I first read, Punished by rewards : the trouble with gold stars, incentive plans, A’s, praise and other bribes by Alfie Kohn (Houghton Mifflin, 1999) about 6 years ago. I recently reread it as a result of some other reading that I had been doing, and I wrote about this here.
Generally speaking the world operates on the system, “Do this and you’ll get that.” So we use rewards and punishments to entice children, students and employees to perform. Kohn, however, objects to the use of rewards and punishments and explains his position by saying, “The trouble with rewards is not that we hand them out too easily; it is that they are controlling, ultimately ineffective, and likely to undermine intrinsic interest” (pg. 115-116). Kohn includes much research to back up this statement. He also explains why we continue to use rewards and punishments in the face of overwhelming research that says they are not effective in the long term. Kohn explains, “Extrinsic motivators are hard to discredit, not only because many people have no idea what to do instead, but also because they get the job done” (pg. 160). So in the short term extrinsic motivators do work but they cause long term problems because they result in people losing interest in the assigned task.

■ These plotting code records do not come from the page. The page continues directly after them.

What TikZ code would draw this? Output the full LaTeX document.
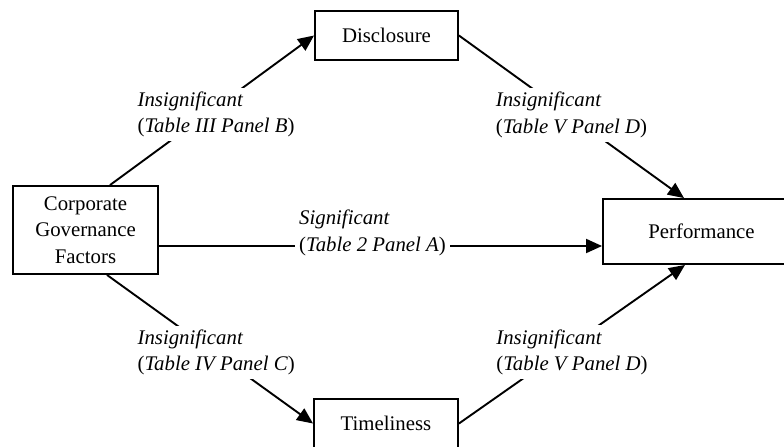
\documentclass[tikz,border=0pt]{standalone}
\usepackage{fontspec}
\setmainfont{Liberation Serif}
\usetikzlibrary{arrows.meta, positioning}

\begin{document}
\begin{tikzpicture}[x=0.5pt, y=-0.5pt, line width=0.95pt,
  font=\fontsize{10.4}{13.2}\selectfont,
  box/.style={draw, align=center, inner sep=0pt},
  lbl/.style={fill=white, align=left, inner sep=2pt},
  arr/.style={-{Triangle[length=8pt, width=7pt]}}]
  \useasboundingbox (0,0) rectangle (784,446);

  % Boxes
  \node[box, minimum width=72.5pt, minimum height=44pt] (cgf) at (85.5,230) {Corporate\\Governance\\Factors};
  \node[box, minimum width=71.5pt, minimum height=24.5pt] (disc) at (386.5,35.5) {Disclosure};
  \node[box, minimum width=72pt, minimum height=24.5pt] (time) at (386,423.5) {Timeliness};
  \node[box, minimum width=98.5pt, minimum height=32.5pt] (perf) at (701.5,231.5) {Performance};

  % Upper path
  \draw[arr] ([xshift=12.25pt]cgf.north) -- node[lbl, pos=.52, yshift=-3.5pt] (lblB)
    {\textit{Insignificant}\\(\textit{Table III Panel B})} (disc.west);
  \draw[arr] (disc.east) -- node[lbl, pos=.5, yshift=1pt] (lblD1)
    {\textit{Insignificant}\\(\textit{Table V Panel D})} ([xshift=-8.75pt]perf.north);

  % Direct path
  \coordinate (gA) at ([yshift=-8pt]cgf.east);
  \draw[arr] (gA) -- node[lbl, pos=.482] (tabA) {(\textit{Table 2 Panel A})} (gA -| perf.west);
  \node[lbl, anchor=base west] (sigA) at ([yshift=13.5pt]tabA.base west) {\textit{Significant}};

  % Lower path
  \draw[arr] ([xshift=10.75pt]cgf.south) -- node[lbl, pos=.53, yshift=0.5pt] (lblC)
    {\textit{Insignificant}\\(\textit{Table IV Panel C})} (time.west);
  \draw[arr] (time.east) -- node[lbl, pos=.5, yshift=-4pt] (lblD2)
    {\textit{Insignificant}\\(\textit{Table V Panel D})} ([xshift=-8.25pt]perf.south);
\end{tikzpicture}
\end{document}
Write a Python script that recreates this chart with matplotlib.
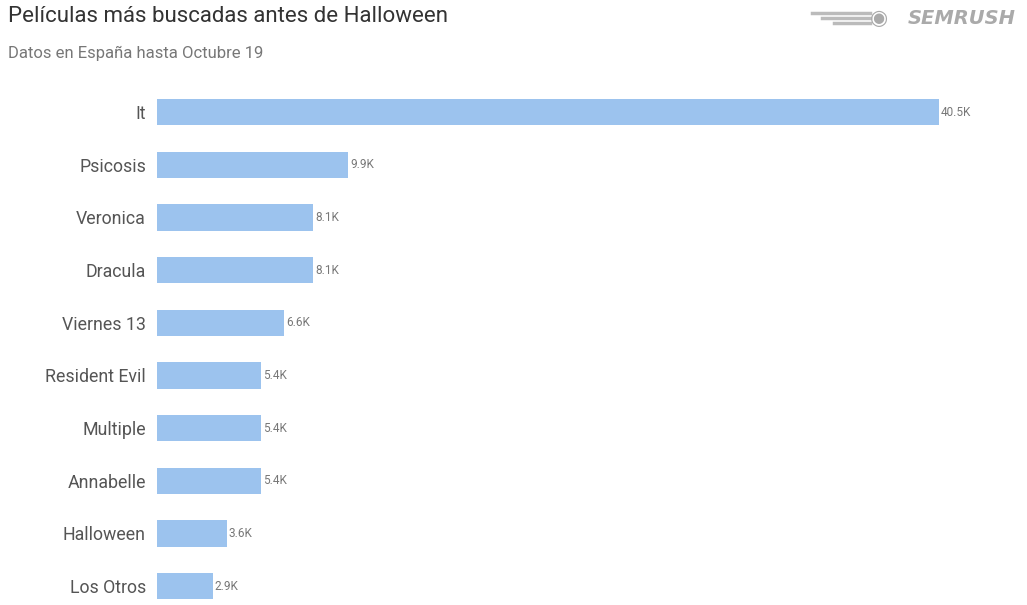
import matplotlib.pyplot as plt

# Data
peliculas = ['It', 'Psicosis', 'Veronica', 'Dracula', 'Viernes 13',
             'Resident Evil', 'Multiple', 'Annabelle', 'Halloween', 'Los Otros']
busquedas = [40.5, 9.9, 8.1, 8.1, 6.6, 5.4, 5.4, 5.4, 3.6, 2.9]  # miles
etiquetas = ['40.5K', '9.9K', '8.1K', '8.1K', '6.6K', '5.4K', '5.4K', '5.4K', '3.6K', '2.9K']

plt.rcParams['font.family'] = ['Roboto', 'DejaVu Sans']

fig = plt.figure(figsize=(10.27, 6.05), dpi=100)
W, H = 1027, 605

# axes placed so bars start at x=157 px
left, right = 157 / W, 939 / W
top = 1 - 85.7 / H
ax = fig.add_axes([left, 0, right - left, top])

y = list(range(len(peliculas)))
ax.barh(y, busquedas, height=0.5, color='#9cc3ee')
ax.set_xlim(0, max(busquedas))
ax.set_ylim(9.36, -0.5)

for yi, v, lab in zip(y, busquedas, etiquetas):
    ax.text(v + 0.1, yi, lab, va='center', ha='left', fontsize=8.5,
            color='#777777', clip_on=False)

ax.set_yticks(y)
ax.set_yticklabels(peliculas, fontsize=12.8, color='#555555')
ax.tick_params(axis='y', length=0, pad=8)
ax.set_xticks([])
for s in ax.spines.values():
    s.set_visible(False)

# Titles
fig.text(8 / W, 1 - 17 / H, 'Películas más buscadas antes de Halloween',
         fontsize=16, color='#333333', va='center', ha='left')
fig.text(8 / W, 1 - 53 / H, 'Datos en España hasta Octubre 19',
         fontsize=12, color='#777777', va='center', ha='left')

# Logo
fig.text(1016 / W, 1 - 18 / H, 'SEMRUSH', fontsize=14, fontweight='bold',
         fontstyle='italic', color='#aaaaaa', va='center', ha='right',
         family=['DejaVu Sans'])
fig.text(879 / W, 1 - 18 / H, '◉', fontsize=15, color='#aaaaaa',
         va='center', ha='center', family=['DejaVu Sans'])
for dy, x0 in [(-5, 812), (0, 822), (5, 834)]:
    fig.add_artist(plt.Line2D([x0 / W, 870 / W], [1 - (18 + dy) / H] * 2,
                              color='#bbbbbb', lw=2.5))

fig.savefig('out.png', dpi=100)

Kohn particularly addresses the use of rewards and punishments in the home, in the school and in the work place, giving examples of the research that has been done in these areas. He believes we need to take more time in communicating the purpose of a task, developing skills, encouraging an atmosphere of learning, and fostering a commitment to good values rather than take taking short cuts through the use of rewards and punishments.
I found this to be a fascinating look at the way we discipline, educate and instruct people and well worth a read.